Reply: “If I’m ever killed with my own gun, they’ll have to beat me to death with it, because it will sure as hell be empty.”
My own dear Mrs Animal – a small, middle-aged, visibly disabled woman who always has a firearm and usually a blade of some kind concealed about her person – is even more adamant about it, agreeing strongly with the statement above that “3 shots to the chest with a .45,” or in her case, a .380 or a .40 S&W, will sure as hell stop an attacker.
It’s baffling why anyone could make the case for a policy that denies women the choice to defend themselves with the only completely effective tool for the job – the only one that will enable a small, disabled, middle-aged woman to defend herself against a six-foot, twenty year old, male attacker.
Do they truly, as BulletsFirst observes, believe a woman that attempts to foil a rapist with urine, defecation or vomit – or a woman who just submits – is morally superior than a woman who effectively and decisively defends herself with deadly force?
It’s hard to draw any other conclusion. Fortunately, every year more and more women are calling “bullshit!”
Goodbye, Blue Monday

Another Monday after another plane ride; another week ahead in the Arctic environs of the upper Midwest. We could really use a little of that global warming right now.
This appeared yesterday from the inestimable Dave Barry: Dave Barry’s Manliness Manifesto. Excerpt:
But the point is, these pioneering men did not do “crunches.” These men crunched the damn continent—blazing trails, fording rivers, crossing mountain ranges, building log cabins, forging things with forges, etc. We modern men can’t do any of those things. We don’t have the vaguest idea how to ford a river. We’d check our phones to see if we had a fording app and, if not, we’d give up, go back home and work on our cores.
We American men have lost our national manhood, and I say it’s time we got it back. We need to learn to do the kinds of manly things our forefathers knew how to do. To get us started, I’ve created a list of some basic skills that every man should have, along with instructions. You may rest assured that these instructions are correct. I got them from the Internet.
This is a matter that has perplexed yr. obdt. for some time, in spite of personally having maintained a tight connection with the Manly Arts, and not just on the one week a year when loyal sidekick Rat and I head to the mountains to do battle with antlered ungulates.
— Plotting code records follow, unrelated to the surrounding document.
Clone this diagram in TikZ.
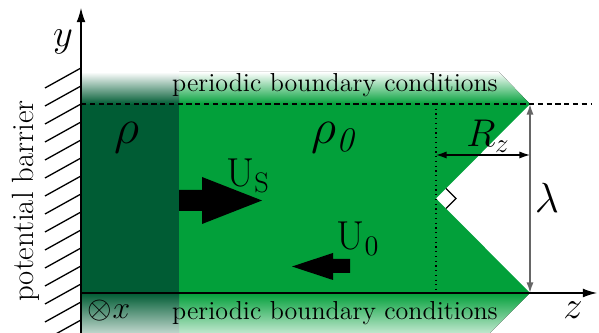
\RequirePackage{fix-cm}
\documentclass[tikz,border=0pt]{standalone}
\usepackage{fontspec}
\usetikzlibrary{arrows.meta}

\definecolor{grnlight}{RGB}{2,160,58}
\definecolor{grndark}{RGB}{0,92,52}

\tikzset{
	bclabel/.style={font=\fontsize{14.8}{16}\selectfont},
	mathlabel/.style={font=\fontsize{22}{24}\selectfont},
	velolabel/.style={font=\fontsize{23}{25}\selectfont},
	densitylabel/.style={font=\fontsize{28}{30}\selectfont},
	fatarrow/.style={fill=black, draw=none},
	dimarrow/.style={{Latex[length=6pt,width=4pt]}-{Latex[length=6pt,width=4pt]}},
	axis/.style={line width=0.7pt, -{Latex[length=8pt,width=5pt]}}
}

\begin{document}
\begin{tikzpicture}[x=0.02cm, y=-0.02cm]
	\useasboundingbox (0,0) rectangle (599,333);

	% corners of the tooth and of the axes
	\coordinate (origin) at (81,293);
	\coordinate (ybase) at (81,340);
	\coordinate (ytip) at (81,8);
	\coordinate (ztip) at (597,293);
	\coordinate (toptooth) at (530,104);
	\coordinate (bottooth) at (530,293);
	\coordinate (notch) at (436,198.5);
	\coordinate (rzleft) at (436,155);
	\coordinate (rzright) at (530,155);

	% fading bands at top and bottom
	\fill[top color=white, bottom color=grnlight] (81,104) -- (81,72) -- (499,72) -- (toptooth) -- cycle;
	\fill[top color=white, bottom color=grndark] (81,104) rectangle (179,72);
	\fill[top color=grnlight, bottom color=grnlight!25] (origin) -- (bottooth) -- (490,333) -- (81,333) -- cycle;
	\fill[top color=grndark, bottom color=grndark!25] (origin) rectangle (179,333);

	% body of the fluid
	\fill[grnlight] (81,104) -- (toptooth) -- (notch) -- (bottooth) -- (origin) -- cycle;
	\fill[grndark] (81,104) rectangle (179,293);

	% potential barrier
	\foreach \k in {0,...,15} {
		\draw[line width=0.75pt] (81,68+18*\k) -- ++(-36,20);
	}
	\node[rotate=90, font=\fontsize{17.5}{19}\selectfont] (barrier) at (26,201) {potential barrier};

	% lines and axes
	\draw[densely dashed, line width=0.6pt] (81,104) -- (592,104);
	\draw[dotted, line width=0.7pt] (436,104) -- (notch) -- (436,293);
	\draw[axis] (ybase) -- (ytip);
	\draw[axis] (origin) -- (ztip);
	\node[mathlabel] (ylabel) at (63,42) {$y$};
	\node[mathlabel] (zlabel) at (573,310) {$z$};
	\node[font=\fontsize{18}{20}\selectfont] (xlabel) at (109,311) {$\otimes x$};

	% boundary conditions
	\node[bclabel] (bctop) at (335,85) {periodic boundary conditions};
	\node[bclabel] (bcbot) at (335,313) {periodic boundary conditions};

	% right angle in the notch
	\draw[line width=0.7pt] (notch) ++(10,-10) -- ++(10,10) -- ++(-10,10);

	% dimensions
	\draw[dimarrow, line width=0.7pt] (rzleft) -- (rzright);
	\draw[dimarrow, line width=0.9pt, gray!80!black] (toptooth) -- (bottooth);
	\node[mathlabel] (rz) at (488,136) {$R_z$};
	\node[mathlabel, font=\fontsize{24}{26}\selectfont] (lambda) at (547,198) {$\lambda$};

	% densities
	\node[densitylabel] (rho) at (127,138) {$\rho$};
	\node[densitylabel] (rhozero) at (333,138) {$\rho_{\mathit{0}}$};

	% shock and upstream velocities
	\fill[fatarrow] (179,190) -- (202,190) -- (202,177) -- (262,200.5) -- (202,224) -- (202,211) -- (179,211) -- cycle;
	\fill[fatarrow] (350,259) -- (333,259) -- (333,253) -- (292,266.5) -- (333,280) -- (333,273) -- (350,273) -- cycle;
	\node[velolabel] (us) at (248,176) {U$_\mathrm{S}$};
	\node[velolabel] (uzero) at (358,239) {U$_0$};
\end{tikzpicture}
\end{document}
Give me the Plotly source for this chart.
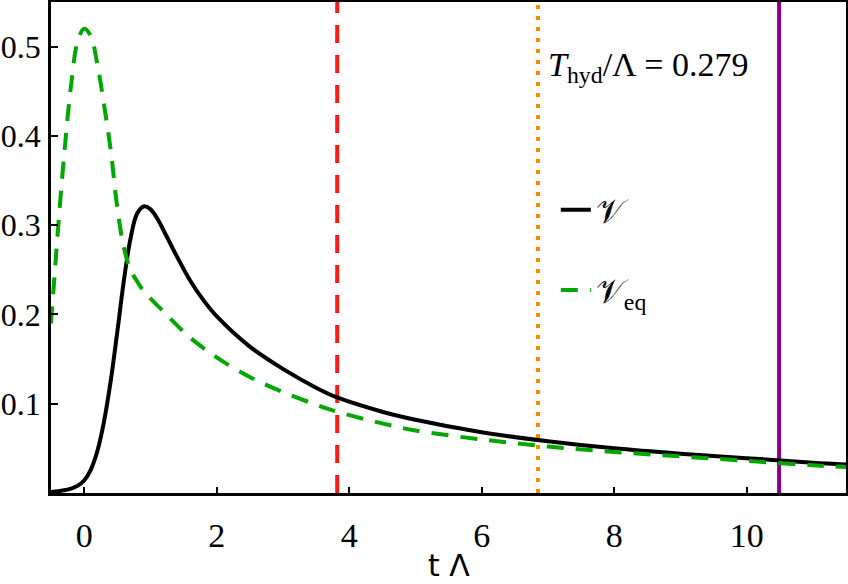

A man should know how to do certain things: Catch fish, operate heavy equipment, use a rifle, shotgun and handgun, start a fire without matches or lighter. A man should be able to change a tire. He should be able to jump start a car. He should be able to drive a manual transmission vehicle. He should now how to find his way in the woods without a GPS device.
Mr. Barry is right to decry the loss of manly skills, but there are still a lot of us out there who maintain them; Brad Paisley said it best:
Rule Five Friday
A couple of tidbits to accompany some warming totty on this frigid Midwestern Friday; first: Boulder (CO) Considers Banishing People Who “Make Trouble.” Excerpt:
Taking inspiration from Shakespeare, a Boulder city councilman has suggested “banishing” chronic scofflaws creating a nuisance in parks around the city’s municipal buildings.
Councilman Macon Cowles said in an email to his colleagues that the idea came to him while “my mind wandered” and he wondered what The Bard had to say about crime and social misbehavior.
Quoting extensively from Romeo and Juliet, Cowles makes the argument that banishing people from Boulder for the same amount of time they might be incarcerated for minor crimes would not only save taxpayers money, but might be more effective at preventing future crimes.
“It seems a double hit that citizens should have to endure repeated acts of criminal behavior that are peculiarly offenses against the people who live here, and then, adding a financial penalty to the insult that has been afflicted, to pay the high expense of incarceration,” he wrote.
In Colorado, for at least the last 25 years that yr. obdt. has resided in that state, Boulder is commonly referred to as “seven square miles surrounded by reality.” (Also “the People’s Republik of Boulder,” for different reasons.) This is a good example of Boulder’s own particular style of wonderful nuttiness; the city never ceases to amuse.
But there’s a darker side to the Councilman’s thinking. Consider it; Councilman Cowles isn’t terribly worried about solving the problem of society’s chronic misbehaviors; he’s just concerned with exporting them. It’s the NIMBY attitude taken to an illogical extreme.
Now, while we’re on the subject of nutbars: Iran: We’re Ready for ‘Decisive Battle’ with Israel, U.S. Excerpt:
In the latest in a series of warnings against the US, Iran’s chief of staff Hassan Firouzabadi warned the Islamic republic’s foes that Iran is prepared for a “decisive battle” if attacked.
“We are ready for the decisive battle with America and the Zionist regime (Israel),” Fars news agency quoted Firouzabadi as saying Wednesday.
He also warned neighboring nations not to allow any attack to be launched on Iran from their soil.
“We do not have any hostility toward regional states, but if we are ever attacked from the American bases in the region we will strike that area back,” he said.
Let’s be honest; the only thing decisive about a battle between Iran on the one hand and the United States and Israel on the other would be the decisive speed in which the Iranians get their collective asses handed to them – in thin slices.
Even after two rounds of severe military draw-downs from our Cold War height, the United States still has a unilateral dominance on military power not seen on the planet since the collapse of the Roman Empire. Iran’s leaders are good at making bombastic pronouncements for the benefit of regime loyalists, but they aren’t complete imbeciles – the last thing they’ll do is to engage the U.S. head-on. They will continue in their role as the leading national sponsor of Islamic terror; they will continue developing nuclear weapons, and odds are better than even that they’ll use those nukes, somewhere, one way or another, at a time of their own choosing.
That’s the scenario that we should be preparing for.